In the “ExecInitNode()” we add a branch for MergeAction plan type. This branch flows to the function “ExecInitMergeAction()”. In this function, we will do the following:


1. Create a MergeActionState structure for returning.


2. Init the result tuple slot.


3. initialize tuple type


4. Create expression context for node


5. Initialize child expressions in target list and qual


6. Initialize the projection information


Finally, the initialized plan state structure for a merge command is like that shown in the following figure.


The ExecInitNode result of merge command.jpg


Executor Run

In this phase, the MERGE command is executed by the “ExecModifyTable()” function. The general procedure is simple.


Firstly, the main plan is executed and the tuple of it is returned one by one.


Then, for each of the slot produced by main plan, we try to extract the “ctid” attribute from it. If the ctid is NULL, then we get a NOT MATCHED tuple.


Then the slot and the ctid are passed to “ExecMerge()” function. In this function, the merge actions will be evaluated one by one. If the tuple meet the qualification of a merge action, we will project out the target tuple slot of the action from the slot of main plan. All the information is then passed to “ExecInsert()”, “ExecDelete()”, or “ExecUpdate()” according to the action’s command type.

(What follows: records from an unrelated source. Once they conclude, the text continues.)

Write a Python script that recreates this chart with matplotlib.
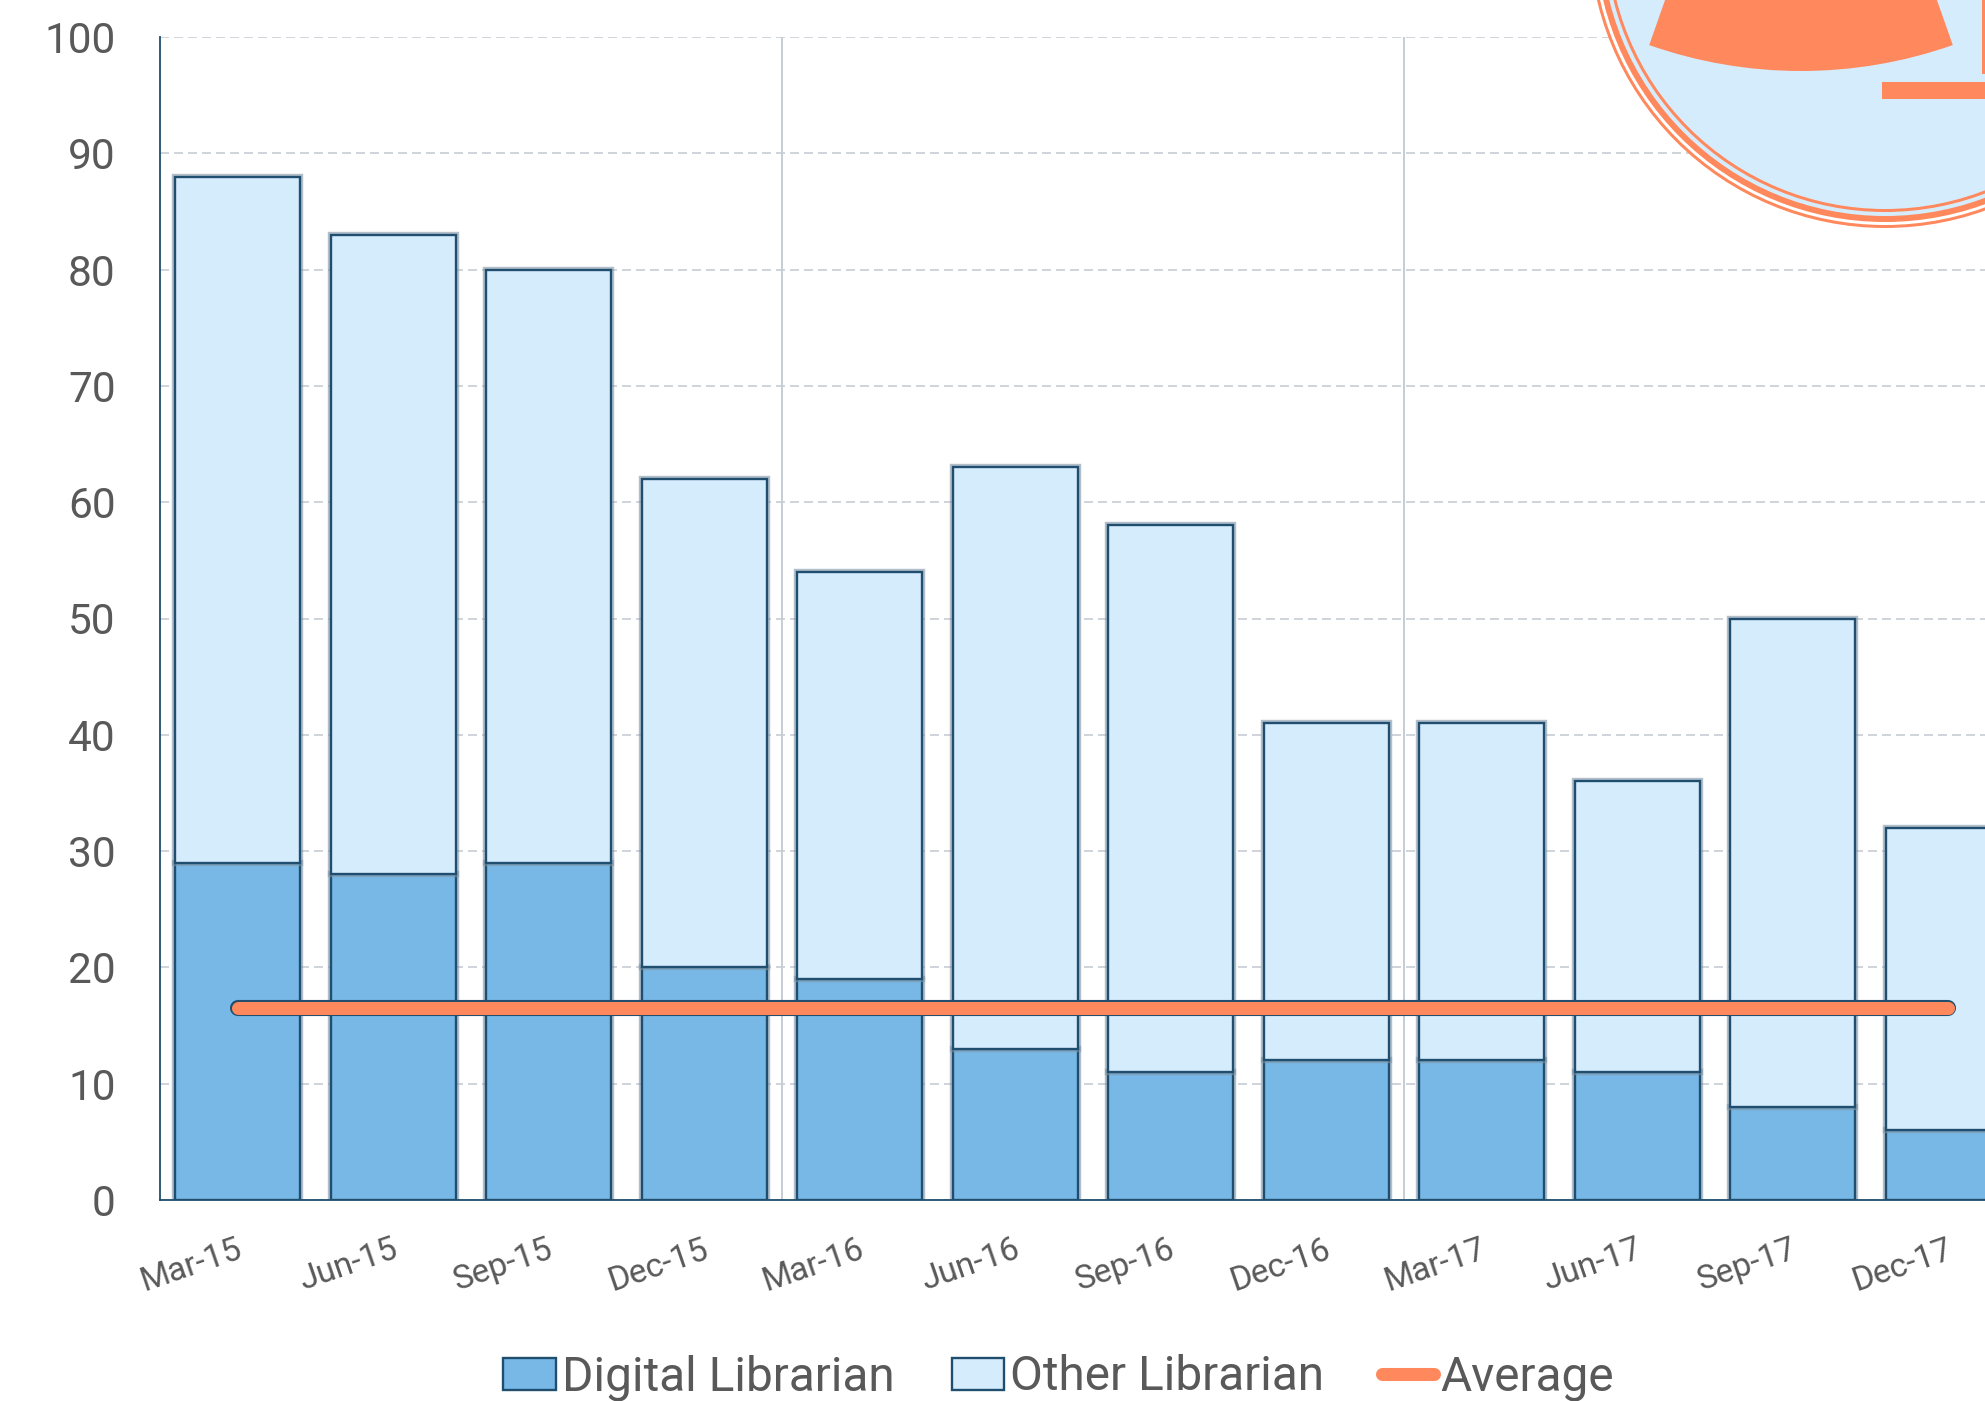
import numpy as np
import matplotlib
matplotlib.use("Agg")
import matplotlib.pyplot as plt
import matplotlib.patheffects as pe
from matplotlib.patches import Circle, Wedge, Rectangle
from matplotlib.lines import Line2D
from matplotlib.transforms import ScaledTranslation

# data
quarters = ["Mar-15", "Jun-15", "Sep-15", "Dec-15", "Mar-16", "Jun-16",
            "Sep-16", "Dec-16", "Mar-17", "Jun-17", "Sep-17", "Dec-17"]
digital = [29, 28, 29, 20, 19, 13, 11, 12, 12, 11, 8, 6]
other = [59, 55, 51, 42, 35, 50, 47, 29, 29, 25, 42, 26]
average = [16.5] * 12
yticks = list(range(0, 101, 10))
year_breaks = [3.5, 7.5]

DARK = "#1f4e6e"
GREY = "#595959"
ORANGE = "#ff885c"
LIGHT = "#d5ecfd"
BLUE = "#78b8e6"

plt.rcParams["font.family"] = "Roboto"

W, H = 1985, 1401
fig = plt.figure(figsize=(W / 100, H / 100), dpi=100, facecolor="white")
ax = fig.add_axes([160 / W, (H - 1200) / H, 1866 / W, 1163 / H])

halo = [pe.Stroke(linewidth=4.6, foreground="#7f95a8", alpha=0.6), pe.Normal()]
x = np.arange(len(quarters))
ax.bar(x, digital, width=0.803, color=BLUE, edgecolor=DARK, linewidth=1.7,
       path_effects=halo, zorder=3)
ax.bar(x, other, width=0.803, bottom=digital, color=LIGHT, edgecolor=DARK,
       linewidth=1.7, path_effects=halo, zorder=3)
ax.plot(x, average, color=ORANGE, lw=9.4, solid_capstyle="round", zorder=4,
        path_effects=[pe.Stroke(linewidth=11.6, foreground=DARK), pe.Normal()])

ax.set_xlim(-0.5, 11.5)
ax.set_ylim(0, 100)
ax.set_yticks(yticks)
ax.set_xticks(x)
ax.set_xticklabels(quarters, rotation=19, ha="right", rotation_mode="anchor",
                   fontsize=24, color=GREY)
ax.tick_params(axis="x", length=0, pad=24)
ax.tick_params(axis="y", length=0, pad=32, labelsize=30.5, labelcolor=GREY)
for t in ax.get_xticklabels():
    t.set_transform(t.get_transform() + ScaledTranslation(-2 / 100, 0, fig.dpi_scale_trans))

ax.yaxis.grid(True, color="#d0d5db", lw=1.44, linestyle=(0, (4.5, 2.5)), zorder=1)
ax.set_axisbelow(True)
for b in year_breaks:
    ax.axvline(b, color="#c5ccd3", lw=1.4, zorder=1)
for s in ["top", "right"]:
    ax.spines[s].set_visible(False)
for s in ["left", "bottom"]:
    ax.spines[s].set_color(DARK)
    ax.spines[s].set_linewidth(1.3)
    ax.spines[s].set_zorder(5)

handles = [
    Rectangle((0, 0), 1, 1, facecolor=BLUE, edgecolor=DARK, lw=1.7),
    Rectangle((0, 0), 1, 1, facecolor=LIGHT, edgecolor=DARK, lw=1.7),
    Line2D([0], [0], color=ORANGE, lw=9.4, solid_capstyle="round"),
]
fig.legend(handles, ["Digital Librarian", "Other Librarian", "Average"], ncol=3,
           loc="lower left", bbox_to_anchor=(503 / W, 0), borderpad=0, borderaxespad=0,
           frameon=False, labelcolor=GREY, fontsize=34.4,
           handlelength=1.1, handleheight=0.65, handletextpad=0.13, columnspacing=1.2)

# logo in the top right corner, in pixel coordinates of the picture
logo = fig.add_axes([0, 0, 1, 1], zorder=6)
logo.set_xlim(0, W)
logo.set_ylim(H, 0)
logo.axis("off")
logo.patch.set_alpha(0)
cx, cy = 1885, -68
for r, c in [(296, ORANGE), (293, "white"), (290, ORANGE), (284, LIGHT), (280, ORANGE), (277, LIGHT)]:
    logo.add_patch(Circle((cx, cy), r, facecolor=c, edgecolor="none"))
logo.add_patch(Wedge((1801, -386), 457, 70.6, 109.4, facecolor=ORANGE, edgecolor="none"))
logo.add_patch(Rectangle((1882, 82), 103, 17, facecolor=ORANGE, edgecolor="none"))
logo.add_patch(Rectangle((1982, 0), 3, 74, facecolor=ORANGE, edgecolor="none"))

fig.savefig("out.png", dpi=100)
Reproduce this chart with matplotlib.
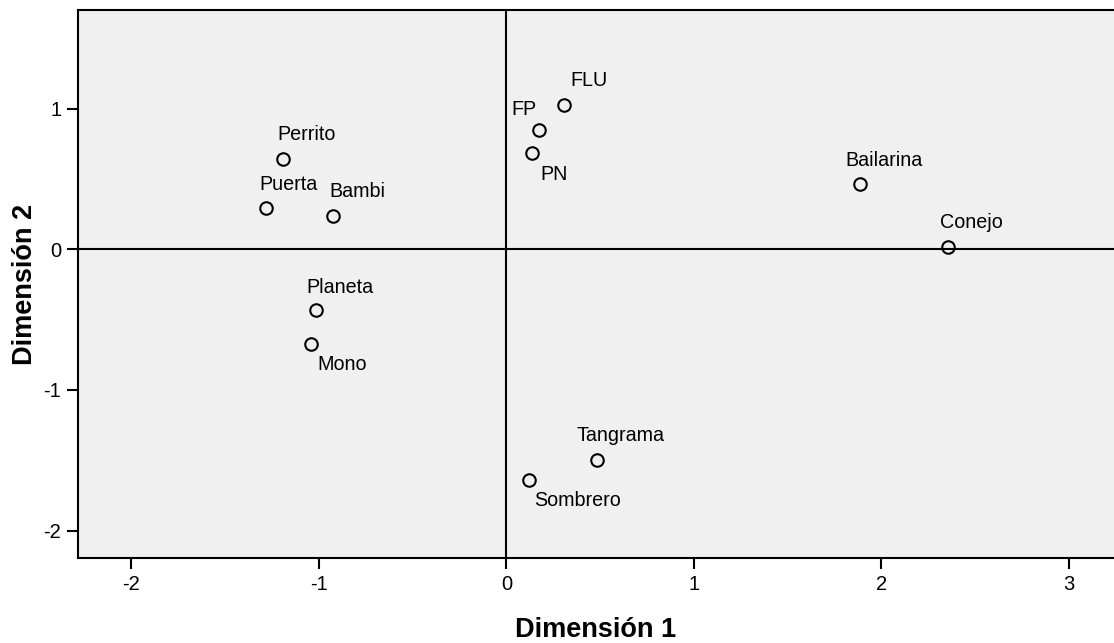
import matplotlib.pyplot as plt

plt.rcParams["font.family"] = ["Liberation Sans", "DejaVu Sans"]
plt.rcParams["axes.unicode_minus"] = False

# Object coordinates in the two-dimensional solution
names = ["Perrito", "Puerta", "Bambi", "Planeta", "Mono", "FLU", "FP", "PN",
         "Bailarina", "Conejo", "Tangrama", "Sombrero"]
dim1 = [-1.19, -1.284, -0.924, -1.016, -1.043, 0.308, 0.175, 0.136,
        1.885, 2.353, 0.484, 0.122]
dim2 = [0.645, 0.296, 0.237, -0.434, -0.675, 1.023, 0.851, 0.687,
        0.467, 0.016, -1.495, -1.637]

# label placement relative to each point (pixels, y up), and text anchor
label_offsets = {
    "Perrito": (-6, 15, "bottom"),
    "Puerta": (-6, 14, "bottom"),
    "Bambi": (-4, 15, "bottom"),
    "Planeta": (-10, 13, "bottom"),
    "Mono": (7, -11, "top"),
    "FLU": (6, 15, "bottom"),
    "FP": (-28, 11, "bottom"),
    "PN": (8, -12, "top"),
    "Bailarina": (-15, 14, "bottom"),
    "Conejo": (-8, 15, "bottom"),
    "Tangrama": (-21, 15, "bottom"),
    "Sombrero": (5, -11, "top"),
}

fig = plt.figure(figsize=(11.14, 6.43), dpi=100)
ax = fig.add_axes([0.070, 0.132, 0.930, 0.852])
ax.set_facecolor("#f0f0f0")

ax.axhline(0, color="black", lw=1.5, zorder=1)
ax.axvline(0, color="black", lw=1.5, zorder=1)

ax.plot(dim1, dim2, linestyle="none", marker="o", markersize=9,
        markerfacecolor="none", markeredgecolor="black",
        markeredgewidth=1.5, zorder=3)

for name, x, y in zip(names, dim1, dim2):
    dx, dy, va = label_offsets[name]
    ax.annotate(name, xy=(x, y), xytext=(dx, dy),
                textcoords="offset pixels", ha="left", va=va,
                fontsize=14.2, color="black")

ax.set_xlim(-2.285, 3.24)
ax.set_ylim(-2.196, 1.70)
ax.set_xticks([-2, -1, 0, 1, 2, 3])
ax.set_yticks([-2, -1, 0, 1])
ax.tick_params(direction="out", length=8, width=1.5, labelsize=14.5,
               color="black", pad=4)

for side in ["left", "bottom", "top"]:
    ax.spines[side].set_linewidth(1.5)
ax.spines["right"].set_visible(False)

ax.set_xlabel("Dimensión 1", fontsize=19.5, fontweight="bold", labelpad=17)
ax.set_ylabel("Dimensión 2", fontsize=19.5, fontweight="bold", labelpad=4)

fig.savefig("out.png", dpi=100)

And, the table modification is done.


Once one action is taken, the remaining actions are skipped.


EXPLAIN MERGE command

EXPLAIN command can show the plan details for a query. We have done necessary modifications on the system, in order to make the MERGE command be explainable.

Firstly, in gram.y, we add the "MergeStmt" to be one of the ExplainableStmt members. In this way, the EXPLAIN MERGE ... command will be accepted by psql.

Then, in the funtion "ExplainNode()", the main plan of MERGE command will be exlpained as other "ModifyTable" plans. Before that, the function "ExplainMergeActions()" is invoked to show the merge actions.